Excerpt: 'The Well-Adjusted Dog'

"He gets walked around the block every day," the woman owner said when I asked how much exercise their dog, George, was getting. "Isn't that enough?"

"It's better than nothing," I replied, "but certainly not enough for a canine athlete like George. I used to take my eighty-year-old mother for a mile walk around the block each day when she visited from England, and neither of us was out of breath. Most dogs are born to run – and run hard. Dalmatians, in particular, were bred to run alongside stagecoaches and fire trucks for hours without tiring. Dogs' wild cousins covered huge distances in search of prey, so exercise is part of the natural and necessary canine agenda."

To illustrate the point, I told George's owners about my experience with a highly predatory and energetic Parson Russell terrier who used to accompany me and my father on long country walks when I was a teenager. While we were walking over hill and dale, the dog was running. When we had plodded several miles, the dog had covered many times that distance – and at full tilt. By late afternoon, when we returned home, the dog, who had been so jazzed up at the start of the day, was finally peaceful, relaxed, and happy.

"What George needs is a minimum of thirty minutes of aerobic exercise daily, and preferably more." The couple then asked me to explain what constitutes aerobic exercise.

"Aerobic exercise increases oxygen consumption and makes the heart beat stronger and faster. It is exercise that causes dogs to pant and tires them out. It is usually only possible to achieve this level of exercise with a dog off leash – unless you use a treadmill. Gym people refer to this type of exercising as cardio (short for cardiovascular exercise). It leaves us with our hands on our hips, breathing heavily. This type of vigorous exercise is what most young, healthy dogs need."

"I see," the man commented. "The kind of exercise we get on a treadmill or Stairmaster or when we go for a jog."
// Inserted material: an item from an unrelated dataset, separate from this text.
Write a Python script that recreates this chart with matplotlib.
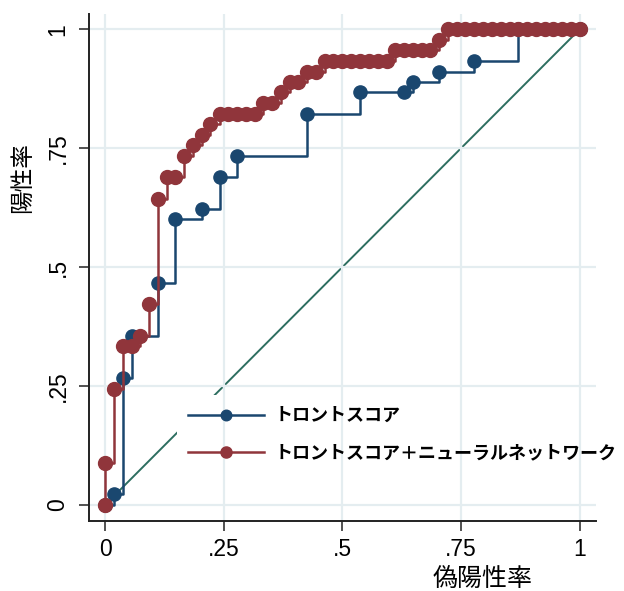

"Precisely," I replied. "Exercise to the point of tiredness is what I am looking for. One of my favorite mantras is 'A tired dog is a good dog.' Do you think you'll be able to incorporate that level of activity into your routine with George?"

"He does get a fair bit of exercise on the weekend," the woman offered. "We like to hike and most weekends we take George with us. We walk several miles over hilly terrain. To our usual seven or so miles, he probably covers twenty-one. He's in perpetual motion – on the go all the time. That's enough exercise for him, isn't it?" I had to admit that that level of exercise was more than any behaviorist could reasonably request for a dog. But, then again, it was only on weekends.

"And how is he on weekends after all that exercise?" I inquired.

Husband and wife looked at each other, smiled, then looked back at me. "Actually he's great, now that you mention it," the husband said. "We don't have any trouble with him at all on the weekends. It's during the week that we have most of the issues."